NORTH PLATTE, Neb. – Because soils sheltered by crop residue remain cooler, putting starter fertilizer down with the seed provides a real advantage in corn, said a University of Nebraska-Lincoln specialist.

“There’s more attraction of the fertilizer particle for soil water than there is for the corn seed, so we have to watch the amount of fertilizer we apply,” said Bob Klein of North Platte, UNL’s West Central Research and Extension Center cropping systems specialist. Too much fertilizer placed with the seed can result in reduced germination or injury or burning to sprouting or emerging corn plants.

In sandy soils, corn can tolerate about five pounds of salt index if the producer applies 10-34-0 fertilizer, right with the seed. That would translate to about 4.4 gallons, which provides 17 pounds of phosphorus. In fine-textured soils, salt index tolerance would be about eight pounds, or seven gallons of 10-34-0 or 27 pounds of phosphorus. That’s usually more than is needed.
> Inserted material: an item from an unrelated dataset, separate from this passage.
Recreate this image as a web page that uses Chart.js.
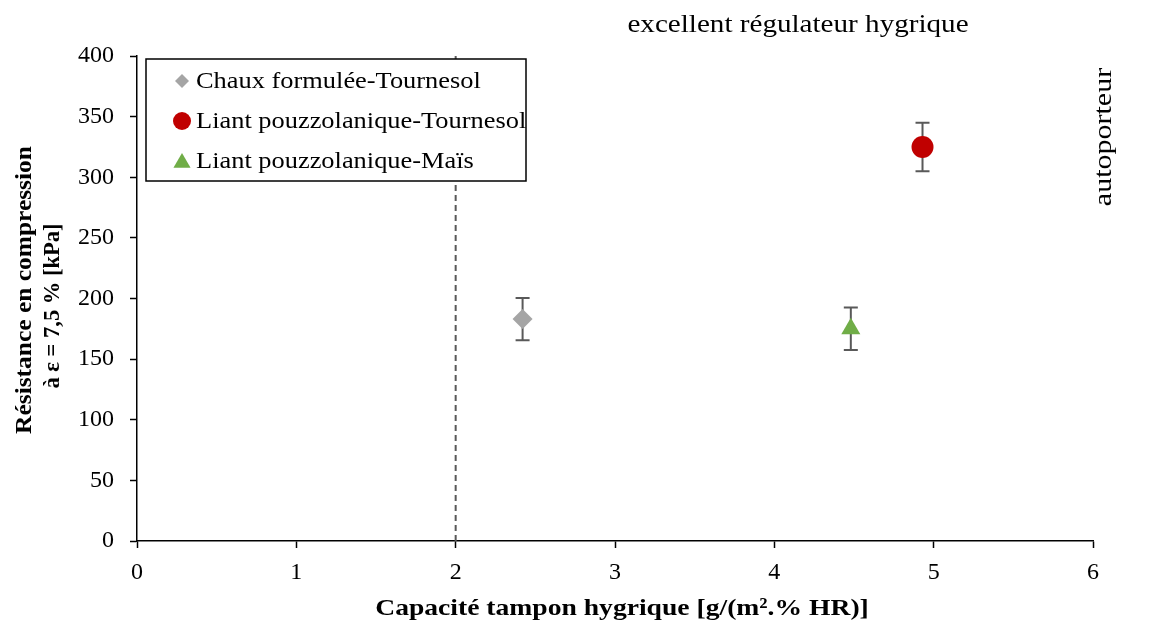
<!DOCTYPE html>
<html>
<head>
<meta charset="utf-8">
<script src="https://cdn.jsdelivr.net/npm/chart.js@4.4.1/dist/chart.umd.min.js"></script>
<style>
  html, body { margin: 0; padding: 0; background: #fff; }
  #wrap { width: 1151px; height: 623px; position: relative; }
</style>
</head>
<body>
<div id="wrap"><canvas id="c" width="1151" height="623"></canvas></div>
<script>
// Series: buffer capacity (x), compressive strength (y), error half-width
const seriesNames = ['Chaux formulée-Tournesol', 'Liant pouzzolanique-Tournesol', 'Liant pouzzolanique-Maïs'];
const xValues = [2.42, 4.93, 4.48];
const yValues = [183, 325, 175];
const yErrors = [17.5, 20, 17.5];
const seriesColors = ['#a5a5a5', '#c00000', '#70ad47'];
const seriesShapes = ['rectRot', 'circle', 'triangle'];
const seriesRadius = [10, 11, 11];

// Threshold line at 2 g/(m².%HR)
const thresholdX = 2;
const yRange = [0, 400];
const xTicks = [0, 1, 2, 3, 4, 5, 6];

const SERIF = '"Liberation Serif", "Times New Roman", serif';

const datasets = seriesNames.map((name, i) => ({
  label: name,
  data: [{ x: xValues[i], y: yValues[i] }],
  backgroundColor: seriesColors[i],
  borderColor: seriesColors[i],
  pointStyle: seriesShapes[i],
  pointRadius: seriesRadius[i],
  pointHoverRadius: seriesRadius[i],
  borderWidth: 0,
  order: 1
}));

datasets.push({
  type: 'line',
  label: 'seuil',
  data: [{ x: thresholdX, y: yRange[0] }, { x: thresholdX, y: yRange[1] }],
  borderColor: '#595959',
  borderWidth: 2,
  borderDash: [6, 4],
  pointRadius: 0,
  fill: false,
  order: 3
});

// Error bars drawn beneath the markers
const errorBars = {
  id: 'errorBars',
  beforeDatasetsDraw(chart) {
    const { ctx, scales: { x, y } } = chart;
    ctx.save();
    ctx.strokeStyle = '#595959';
    ctx.lineWidth = 2;
    for (let i = 0; i < seriesNames.length; i++) {
      const px = x.getPixelForValue(xValues[i]);
      const top = y.getPixelForValue(yValues[i] + yErrors[i]);
      const bot = y.getPixelForValue(yValues[i] - yErrors[i]);
      ctx.beginPath();
      ctx.moveTo(px, top); ctx.lineTo(px, bot);
      ctx.moveTo(px - 7, top); ctx.lineTo(px + 7, top);
      ctx.moveTo(px - 7, bot); ctx.lineTo(px + 7, bot);
      ctx.stroke();
    }
    ctx.restore();
  }
};

// Text helper: centred text, optionally widened along its run and rotated
function drawLabel(ctx, text, x, y, font, stretch, angle) {
  ctx.save();
  ctx.translate(x, y);
  if (angle) ctx.rotate(angle);
  ctx.scale(stretch, 1);
  ctx.font = font;
  ctx.fillStyle = '#000';
  ctx.textAlign = 'center';
  ctx.textBaseline = 'middle';
  ctx.fillText(text, 0, 0);
  ctx.restore();
}

// Legend box, annotations and axis titles
const decorations = {
  id: 'decorations',
  afterDraw(chart) {
    const { ctx, chartArea } = chart;
    ctx.save();
    const lx = chartArea.left + 9, ly = chartArea.top + 3, lw = 380, lh = 122;
    ctx.fillStyle = '#fff';
    ctx.fillRect(lx, ly, lw, lh);
    ctx.strokeStyle = '#000';
    ctx.lineWidth = 1.5;
    ctx.strokeRect(lx, ly, lw, lh);
    const legendRadius = [7, 9, 9];
    const rowY = [81, 121, 161];
    for (let i = 0; i < seriesNames.length; i++) {
      const cy = rowY[i];
      const cx = lx + 36;
      const r = legendRadius[i];
      ctx.fillStyle = seriesColors[i];
      ctx.beginPath();
      if (seriesShapes[i] === 'rectRot') {
        ctx.moveTo(cx, cy - r); ctx.lineTo(cx + r, cy); ctx.lineTo(cx, cy + r); ctx.lineTo(cx - r, cy);
      } else if (seriesShapes[i] === 'circle') {
        ctx.arc(cx, cy, r, 0, Math.PI * 2);
      } else {
        ctx.moveTo(cx, cy - r + 1); ctx.lineTo(cx + r * 0.95, cy + r * 0.75); ctx.lineTo(cx - r * 0.95, cy + r * 0.75);
      }
      ctx.closePath();
      ctx.fill();
      ctx.save();
      ctx.translate(lx + 50, cy + 1);
      ctx.scale(1.1, 1);
      ctx.font = '24px ' + SERIF;
      ctx.fillStyle = '#000';
      ctx.textAlign = 'left';
      ctx.textBaseline = 'middle';
      ctx.fillText(seriesNames[i], 0, 0);
      ctx.restore();
    }
    ctx.restore();

    drawLabel(ctx, 'excellent régulateur hygrique', 798, 25, '26px ' + SERIF, 1.12, 0);
    drawLabel(ctx, 'autoporteur', 1104, 137, '25px ' + SERIF, 1.2, -Math.PI / 2);
    drawLabel(ctx, 'Résistance en compression', 25, 290, 'bold 24px ' + SERIF, 1.06, -Math.PI / 2);
    drawLabel(ctx, 'à ε = 7,5 % [kPa]', 53, 306, 'bold 23px ' + SERIF, 0.98, -Math.PI / 2);
    drawLabel(ctx, 'Capacité tampon hygrique [g/(m².% HR)]', 622, 609, 'bold 24px ' + SERIF, 1.15, 0);
  }
};

new Chart(document.getElementById('c'), {
  type: 'scatter',
  data: { datasets },
  options: {
    responsive: false,
    animation: false,
    devicePixelRatio: 1,
    layout: { padding: { left: 0, right: 58, top: 56, bottom: 0 } },
    plugins: { legend: { display: false }, tooltip: { enabled: false } },
    scales: {
      x: {
        type: 'linear',
        min: 0, max: 6,
        afterFit(s) { s.height = 82; },
        afterBuildTicks(s) { s.ticks = xTicks.map(v => ({ value: v })); },
        grid: { display: true, drawOnChartArea: false, drawTicks: true, tickLength: 7, tickColor: '#000', tickWidth: 1.5 },
        border: { display: true, color: '#000', width: 1.5 },
        ticks: { color: '#000', font: { family: SERIF, size: 24 }, padding: 10 }
      },
      y: {
        type: 'linear',
        min: yRange[0], max: yRange[1],
        afterFit(s) { s.width = 137; },
        grid: { display: true, drawOnChartArea: false, drawTicks: true, tickLength: 7, tickColor: '#000', tickWidth: 1.5 },
        border: { display: true, color: '#000', width: 1.5 },
        ticks: { stepSize: 50, color: '#000', font: { family: SERIF, size: 24 }, padding: 16 }
      }
    }
  },
  plugins: [errorBars, decorations]
});
</script>
</body>
</html>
Twenty pounds of phosphorus is usually adequate.



Producers should never apply ammonium thiosulfate 12-0-0-26, or any other fertilizer which may evolve free ammonia under certain conditions, with any seed, Klein said.

“We can just about guarantee you will have injury by doing that,” Klein said.



Finally, if you put starter fertilizer down in a “two by two,” that is, two inches beside and two inches below the seed, you can probably use about as much fertilizer as you want, if you maintain that distance.